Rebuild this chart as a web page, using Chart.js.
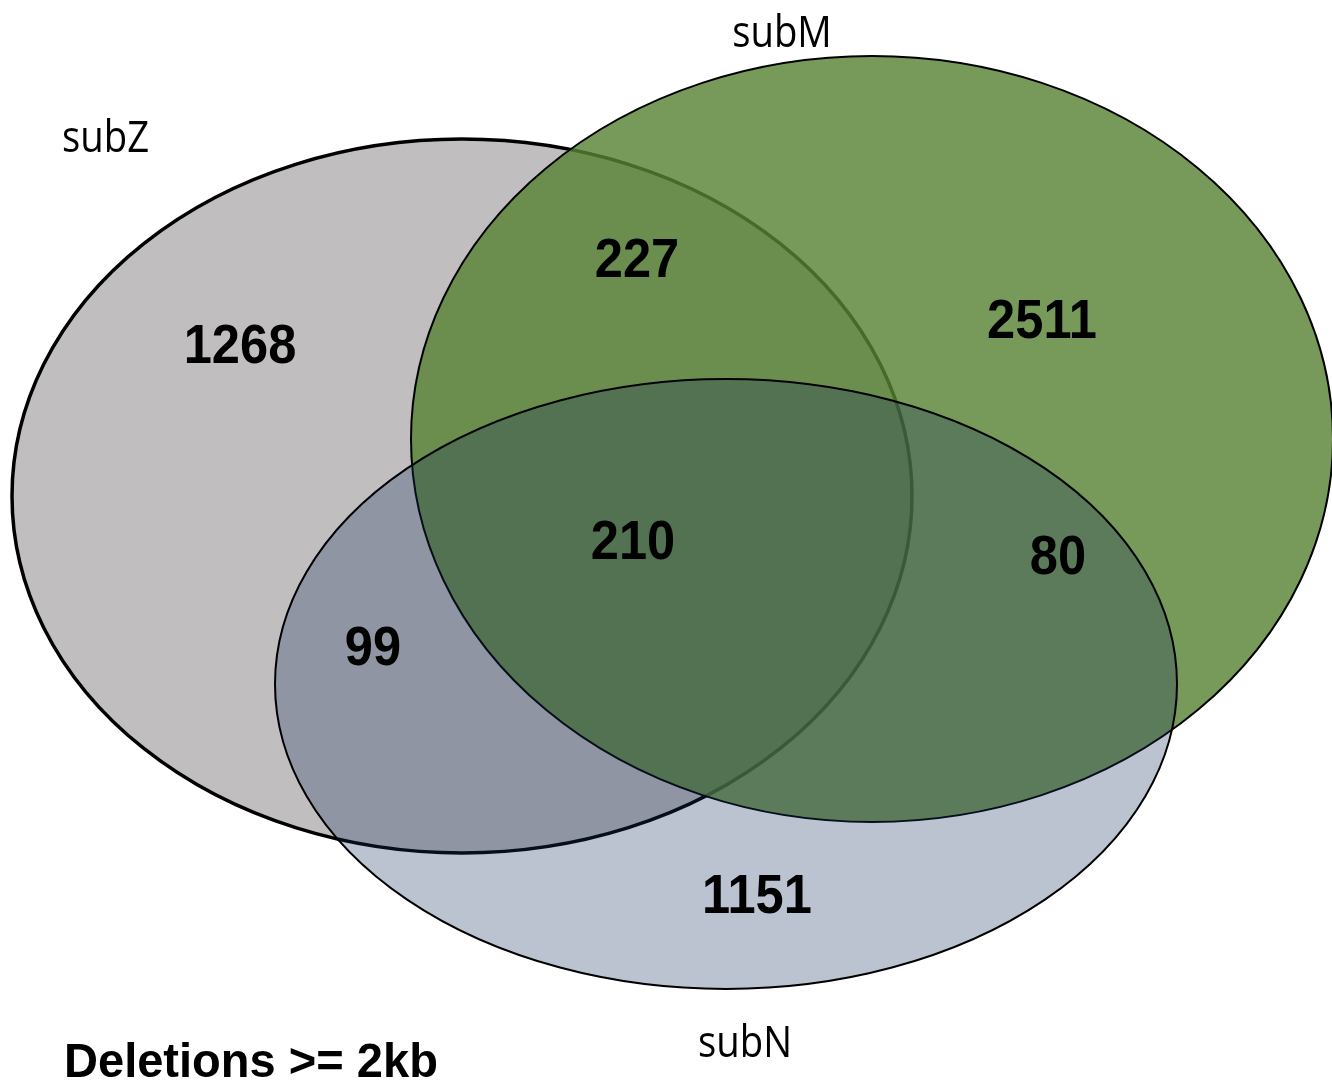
<!DOCTYPE html>
<html lang="en">
<head>
  <meta charset="UTF-8">
  <title>Deletions >= 2kb</title>
  <script src="https://cdn.jsdelivr.net/npm/chart.js"></script>
  <style>
    body { margin: 0; background: #fff; }
    canvas { display: block; }
  </style>
</head>
<body>
  <canvas id="vennChart" width="1332" height="1081"></canvas>
  <script>
    // data
    const setNames = ['subZ', 'subM', 'subN'];
    const regionSets = ['subZ', 'subZ+subM', 'subM', 'subZ+subM+subN', 'subM+subN', 'subZ+subN', 'subN'];
    const regionCounts = [1268, 227, 2511, 210, 80, 99, 1151];
    const chartTitle = 'Deletions >= 2kb';

    // layout, in axis units (x 0..1332, y 0..1081 from top)
    const ellipseCenters = [{x: 462, y: 496}, {x: 872, y: 439}, {x: 726, y: 684}];
    const ellipseRadii = [{rx: 450, ry: 357}, {rx: 461, ry: 383}, {rx: 451, ry: 305}];
    const ellipseFill = ['rgb(192,190,191)', 'rgba(87,130,52,0.81)', 'rgba(24,48,93,0.29)'];
    const ellipseLine = [3.5, 2, 2];
    const setNamePos = [{x: 62, y: 152, align: 'left'}, {x: 782, y: 47, align: 'center'}, {x: 745, y: 1057, align: 'center'}];
    const countPos = [{x: 240, y: 343}, {x: 637, y: 257}, {x: 1042, y: 318}, {x: 633, y: 539},
                      {x: 1058, y: 554}, {x: 373, y: 645}, {x: 757, y: 893}];
    const titlePos = {x: 64, y: 1077};

    function stretchedText(ctx, text, x, y, font, sx, align) {
      ctx.save();
      ctx.font = font;
      ctx.fillStyle = '#000';
      ctx.textAlign = align;
      ctx.textBaseline = 'alphabetic';
      ctx.translate(x, y);
      ctx.scale(sx, 1);
      ctx.fillText(text, 0, 0);
      ctx.restore();
    }

    const vennPlugin = {
      id: 'venn',
      beforeDatasetsDraw(chart) {
        const ctx = chart.ctx;
        const xs = chart.scales.x, ys = chart.scales.y;
        const meta = chart.getDatasetMeta(0);
        meta.data.forEach((pt, i) => {
          const c = ellipseCenters[i], r = ellipseRadii[i];
          const rx = Math.abs(xs.getPixelForValue(c.x + r.rx) - pt.x);
          const ry = Math.abs(ys.getPixelForValue(c.y + r.ry) - pt.y);
          ctx.save();
          ctx.beginPath();
          ctx.ellipse(pt.x, pt.y, rx, ry, 0, 0, Math.PI * 2);
          ctx.fillStyle = ellipseFill[i];
          ctx.fill();
          ctx.lineWidth = ellipseLine[i];
          ctx.strokeStyle = '#000';
          ctx.stroke();
          ctx.restore();
        });
      },
      afterDatasetsDraw(chart) {
        const ctx = chart.ctx;
        const xs = chart.scales.x, ys = chart.scales.y;
        chart.getDatasetMeta(1).data.forEach((pt, i) => {
          stretchedText(ctx, String(regionCounts[i]), pt.x, pt.y + 20,
            'bold 55px "Liberation Sans", Arial, sans-serif', 0.92, 'center');
        });
        setNames.forEach((name, i) => {
          const p = setNamePos[i];
          stretchedText(ctx, name, xs.getPixelForValue(p.x), ys.getPixelForValue(p.y),
            '44px "Open Sans", sans-serif', 0.87, p.align);
        });
        stretchedText(ctx, chartTitle, xs.getPixelForValue(titlePos.x), ys.getPixelForValue(titlePos.y),
          'bold 49px "Liberation Sans", Arial, sans-serif', 0.96, 'left');
      }
    };

    new Chart(document.getElementById('vennChart'), {
      type: 'scatter',
      data: {
        datasets: [{
          label: 'sets',
          data: ellipseCenters,
          pointRadius: 0
        }, {
          label: 'counts',
          data: countPos,
          pointRadius: 0
        }]
      },
      options: {
        responsive: false,
        animation: false,
        events: [],
        layout: { padding: 0 },
        plugins: {
          legend: { display: false },
          tooltip: { enabled: false }
        },
        scales: {
          x: { type: 'linear', min: 0, max: 1332, display: false },
          y: { type: 'linear', min: 0, max: 1081, reverse: true, display: false }
        }
      },
      plugins: [vennPlugin]
    });
  </script>
</body>
</html>
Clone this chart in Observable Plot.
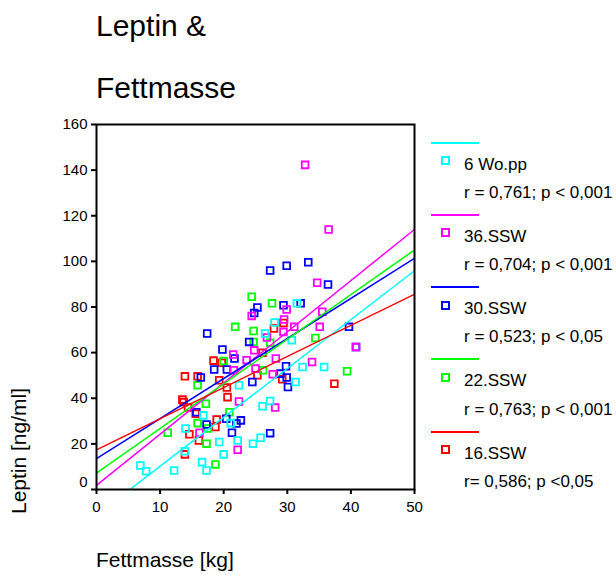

REQUIREMENT: Copy each line exactly, and leave the pictures out of your copy.

EXERCISE RESPONSE:
Rebuild this chart as a web page, using Chart.js.
<!DOCTYPE html>
<html lang="en">
<head>
  <meta charset="UTF-8">
  <title>Deletions >= 2kb</title>
  <script src="https://cdn.jsdelivr.net/npm/chart.js"></script>
  <style>
    body { margin: 0; background: #fff; }
    canvas { display: block; }
  </style>
</head>
<body>
  <canvas id="vennChart" width="1332" height="1081"></canvas>
  <script>
    // data
    const setNames = ['subZ', 'subM', 'subN'];
    const regionSets = ['subZ', 'subZ+subM', 'subM', 'subZ+subM+subN', 'subM+subN', 'subZ+subN', 'subN'];
    const regionCounts = [1268, 227, 2511, 210, 80, 99, 1151];
    const chartTitle = 'Deletions >= 2kb';

    // layout, in axis units (x 0..1332, y 0..1081 from top)
    const ellipseCenters = [{x: 462, y: 496}, {x: 872, y: 439}, {x: 726, y: 684}];
    const ellipseRadii = [{rx: 450, ry: 357}, {rx: 461, ry: 383}, {rx: 451, ry: 305}];
    const ellipseFill = ['rgb(192,190,191)', 'rgba(87,130,52,0.81)', 'rgba(24,48,93,0.29)'];
    const ellipseLine = [3.5, 2, 2];
    const setNamePos = [{x: 62, y: 152, align: 'left'}, {x: 782, y: 47, align: 'center'}, {x: 745, y: 1057, align: 'center'}];
    const countPos = [{x: 240, y: 343}, {x: 637, y: 257}, {x: 1042, y: 318}, {x: 633, y: 539},
                      {x: 1058, y: 554}, {x: 373, y: 645}, {x: 757, y: 893}];
    const titlePos = {x: 64, y: 1077};

    function stretchedText(ctx, text, x, y, font, sx, align) {
      ctx.save();
      ctx.font = font;
      ctx.fillStyle = '#000';
      ctx.textAlign = align;
      ctx.textBaseline = 'alphabetic';
      ctx.translate(x, y);
      ctx.scale(sx, 1);
      ctx.fillText(text, 0, 0);
      ctx.restore();
    }

    const vennPlugin = {
      id: 'venn',
      beforeDatasetsDraw(chart) {
        const ctx = chart.ctx;
        const xs = chart.scales.x, ys = chart.scales.y;
        const meta = chart.getDatasetMeta(0);
        meta.data.forEach((pt, i) => {
          const c = ellipseCenters[i], r = ellipseRadii[i];
          const rx = Math.abs(xs.getPixelForValue(c.x + r.rx) - pt.x);
          const ry = Math.abs(ys.getPixelForValue(c.y + r.ry) - pt.y);
          ctx.save();
          ctx.beginPath();
          ctx.ellipse(pt.x, pt.y, rx, ry, 0, 0, Math.PI * 2);
          ctx.fillStyle = ellipseFill[i];
          ctx.fill();
          ctx.lineWidth = ellipseLine[i];
          ctx.strokeStyle = '#000';
          ctx.stroke();
          ctx.restore();
        });
      },
      afterDatasetsDraw(chart) {
        const ctx = chart.ctx;
        const xs = chart.scales.x, ys = chart.scales.y;
        chart.getDatasetMeta(1).data.forEach((pt, i) => {
          stretchedText(ctx, String(regionCounts[i]), pt.x, pt.y + 20,
            'bold 55px "Liberation Sans", Arial, sans-serif', 0.92, 'center');
        });
        setNames.forEach((name, i) => {
          const p = setNamePos[i];
          stretchedText(ctx, name, xs.getPixelForValue(p.x), ys.getPixelForValue(p.y),
            '44px "Open Sans", sans-serif', 0.87, p.align);
        });
        stretchedText(ctx, chartTitle, xs.getPixelForValue(titlePos.x), ys.getPixelForValue(titlePos.y),
          'bold 49px "Liberation Sans", Arial, sans-serif', 0.96, 'left');
      }
    };

    new Chart(document.getElementById('vennChart'), {
      type: 'scatter',
      data: {
        datasets: [{
          label: 'sets',
          data: ellipseCenters,
          pointRadius: 0
        }, {
          label: 'counts',
          data: countPos,
          pointRadius: 0
        }]
      },
      options: {
        responsive: false,
        animation: false,
        events: [],
        layout: { padding: 0 },
        plugins: {
          legend: { display: false },
          tooltip: { enabled: false }
        },
        scales: {
          x: { type: 'linear', min: 0, max: 1332, display: false },
          y: { type: 'linear', min: 0, max: 1081, reverse: true, display: false }
        }
      },
      plugins: [vennPlugin]
    });
  </script>
</body>
</html>
Clone this chart in Observable Plot.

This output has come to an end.